Now, I know this all sounds a little woo-woo. But it was one of the many corners I’ve turned on this journey, and the thing about corners is that you never know what’s around them. This path I walk is big enough for the both of us, me and myself. Sometimes this inner voice speaks loudly, and the voice is wise and strong. And sometimes she speaks softly until I slow down enough to sit quietly and hear.
She still resides in my heart, but it’s a lovelier place. The inner child is doing some redecorating in there. It’s sunnier with flowers and colors — lots of colors that make me smile.

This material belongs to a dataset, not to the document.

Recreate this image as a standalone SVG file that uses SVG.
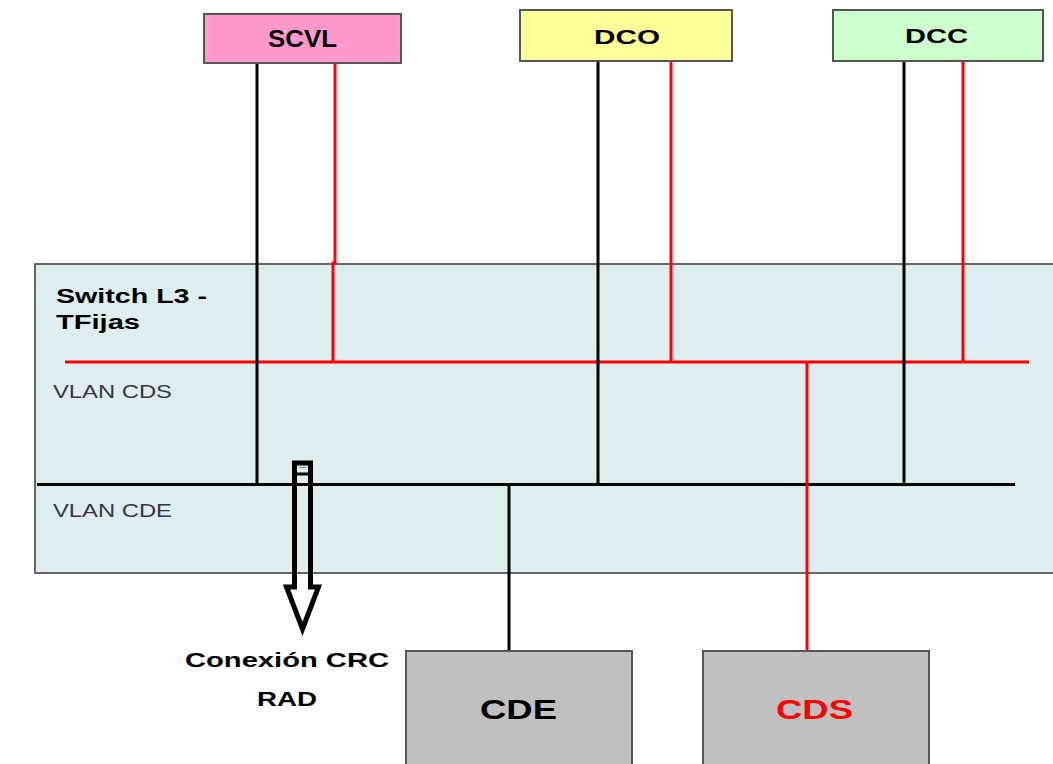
<svg xmlns="http://www.w3.org/2000/svg" width="1053" height="764" viewBox="0 0 1053 764">
<style>
.box{stroke:#555;stroke-width:2}
.t{font-family:"Liberation Sans",Arial,sans-serif;font-weight:bold;fill:#000}
.v{font-family:"Liberation Sans",Arial,sans-serif;font-size:18px;fill:#3a3448}
.blk{stroke:#000;stroke-width:3;fill:none}
.red{stroke:#f00;stroke-width:3;fill:none}
</style>
<rect width="1053" height="764" fill="#fff"/>
<g id="switch">
<rect x="35" y="264" width="1030" height="309" fill="#ddedf0" stroke="#666" stroke-width="2"/>
<text class="t" x="56" y="303" font-size="20" textLength="151" lengthAdjust="spacingAndGlyphs">Switch L3 -</text>
<text class="t" x="56" y="329" font-size="20" textLength="84" lengthAdjust="spacingAndGlyphs">TFijas</text>
<text class="v" x="53" y="398" textLength="119" lengthAdjust="spacingAndGlyphs">VLAN CDS</text>
<text class="v" x="53" y="517" textLength="119" lengthAdjust="spacingAndGlyphs">VLAN CDE</text>
</g>
<g id="connectors">
<line class="red" x1="65" y1="362" x2="1029" y2="362" stroke-width="4"/>
<line class="blk" x1="37" y1="484.5" x2="1015" y2="484.5" stroke-width="4"/>
<line class="blk" x1="257" y1="63" x2="257" y2="484"/>
<polyline class="red" points="335,63 335,263 333,263 333,362"/>
<line class="blk" x1="598" y1="61" x2="598" y2="484"/>
<line class="red" x1="671" y1="61" x2="671" y2="362"/>
<line class="blk" x1="904" y1="61" x2="904" y2="484"/>
<line class="red" x1="963" y1="61" x2="963" y2="362"/>
<line class="red" x1="807" y1="362" x2="807" y2="651" stroke-width="4"/>
<line class="blk" x1="509" y1="484" x2="509" y2="651"/>
</g>
<g id="arrow">
<polygon points="294.5,463 310.5,463 310.5,587 318.5,587 302.5,629 286.5,587 294.5,587" fill="none" stroke="#000" stroke-width="5" stroke-linejoin="miter"/>
<line x1="294" y1="474" x2="311" y2="474" stroke="#000" stroke-width="3"/>
<line x1="299" y1="467.5" x2="306" y2="467.5" stroke="#888" stroke-width="1"/>
</g>
<g id="crc-label">
<text class="t" x="287" y="667" font-size="21" text-anchor="middle" textLength="204" lengthAdjust="spacingAndGlyphs">Conexión CRC</text>
<text class="t" x="287" y="706" font-size="21" text-anchor="middle" textLength="60" lengthAdjust="spacingAndGlyphs">RAD</text>
</g>
<g id="scvl">
<rect class="box" x="204" y="14" width="197" height="49" fill="#ff99cc"/>
<text class="t" x="268" y="47" font-size="23" textLength="69" lengthAdjust="spacingAndGlyphs">SCVL</text>
</g>
<g id="dco">
<rect class="box" x="520" y="10" width="212" height="51" fill="#ffff99"/>
<text class="t" x="594" y="44" font-size="21" textLength="66" lengthAdjust="spacingAndGlyphs">DCO</text>
</g>
<g id="dcc">
<rect class="box" x="833" y="10" width="210" height="51" fill="#ccffcc"/>
<text class="t" x="905" y="43" font-size="21" textLength="63" lengthAdjust="spacingAndGlyphs">DCC</text>
</g>
<g id="cde">
<rect class="box" x="406" y="651" width="226" height="120" fill="#c0c0c0"/>
<text class="t" x="480" y="719" font-size="27" textLength="77" lengthAdjust="spacingAndGlyphs">CDE</text>
</g>
<g id="cds">
<rect class="box" x="703" y="651" width="226" height="120" fill="#c0c0c0"/>
<text class="t" x="776" y="719" font-size="27" fill="#f00" style="fill:#f00" textLength="77" lengthAdjust="spacingAndGlyphs">CDS</text>
</g>
</svg>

And I am no longer afraid to trust myself. Surely, I will make poor decisions that affect how I feel, but I trust myself to listen and learn. The pendulum will swing. Life has a way of balancing itself. How can I possibly be different?
I’m a firm believer that walking can be a metaphor for anything in life. A journey of a thousand miles . . . the path less traveled . . . it’s not the destination, it’s the journey . . . the straight and narrow path . . . two steps forward, one back . . . am I right, or am I right?
I’ve been on a bit of a journey lately, and frankly, I was afraid to take you along. I thought you might jinx it. I felt fragile. Like writing about it might break it and I’d have to go back to the start. Besides, the introvert in me likes to travel alone, and you might talk too much. You might disturb my inner thoughts or suggest a different trail.
Well, I decided it might be good for me, and maybe even you, if I tell you where I’m at, what the terrain looks like, how far I’ve come, and maybe where I think I’m headed.
The trail is called Intuitive Eating, and there’s a book by the same name. There are many books by other names, and social media pages you can find by Googling Body Acceptance, Self Compassion, Body Love, BoPo, and Anti-Diet. It’s a movement that encompasses bodies of every size, age, color and ability. It’s about inner peace and love, and you know I’m all over that.
I’m not a stranger to beginning a journey. I began anew every morning and by nightfall felt lost. I cried alone in the dark. At daybreak I’d set out again. It’s a cruel circle. I’m talking about dieting. I was a self-proclaimed, out-of-the-closet diet junkie. I’ve described it as trying to stand still in the surf. It’s impossible.
Wading into the water, there will come tides and surges. There is no controlling it, only adjusting to it. And sometimes you need to let the waves carry you in or out a little bit before you find footing again.
Dieting isn’t that. Dieting is willing yourself to stand still. Most of us just end up face-planted in the sand wondering what happened. Then we wake up and try the same thing the next morning, maybe from a different spot on the beach, exclaiming over the roar of the surf that, “Today we will stand!” And expect a different result.
I’m afraid I’m mixing up my metaphors, but let’s just imagine this trail meandered somewhere along the ocean and opened up on a beach. And that’s just it! I’m not sure exactly where this trail is going to go next. But I do know it’s already taken me to some awesome overlooks and some really rough terrain.
So if you can stand the poetic metaphors, I invite you to lace up your walking shoes and join me. If you just want to sit at home and read my posts from the couch, that’s okay too. I’m not a trail expert by any means, but I am an expert on the steps I’ve taken. There are historical centers and information booths I’ll point out along the way, but if you ask me, all I can tell you about is my own experience and send pictures of the view from here.